Ia juga membahas putusan MK terkait batas usia calon kepala daerah yang dianulir oleh Baleg DPR, serta menyebut Ketua Umum Partai Solidaritas Indonesia, Kaesang Pangarep, yang belum mencapai usia 30 tahun saat pendaftaran terakhir pada 29 Agustus mendatang, sehingga tidak memenuhi syarat untuk maju sebagai calon.

“Tetapi pada sore ini, DPR tampaknya menganulir putusan MK tersebut,” ujarnya.

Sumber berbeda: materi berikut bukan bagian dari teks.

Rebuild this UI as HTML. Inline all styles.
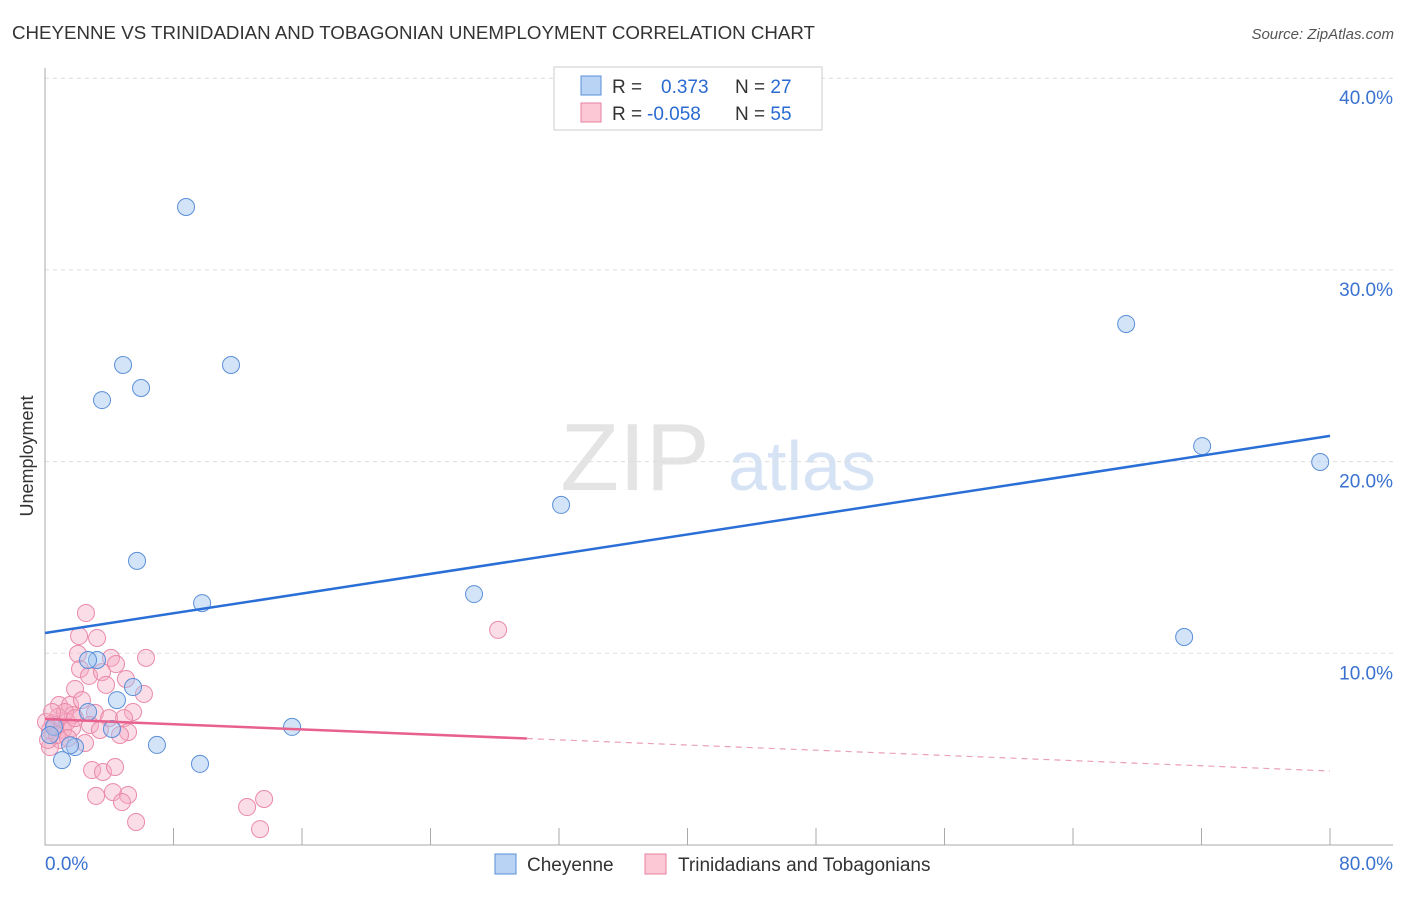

Sementara itu, pengamat politik Ujang Komarudin menanggapi skema KIM Plus yang menurutnya dirancang untuk mengeliminasi Anies Baswedan, bahkan diduga sebagai bagian dari permintaan Ridwan Kamil.

“Skema KIM Plus dibuat untuk mengeliminasi Anies, sesuai permintaan Ridwan Kamil,” ungkap Ujang.

Lebih lanjut, Ujang menyoroti hasil sidang Baleg DPR yang mengubah putusan MK terkait syarat batas usia calon kepala daerah. Menurutnya, DPR tidak bisa mengubah aturan yang sudah diputuskan oleh MK karena bersifat final dan mengikat.

“MK sudah memutuskan pada tahun 2018 bahwa jika ada produk hukum lain yang bertentangan dengan MK, maka itu dianggap inkonstitusional,” jelas Ujang.

“Jadi, ketika DPR memutuskan di luar putusan MK, tidak mengikuti putusan MK, mohon maaf, Pilkadanya bisa tidak sah,” tegasnya. [LM]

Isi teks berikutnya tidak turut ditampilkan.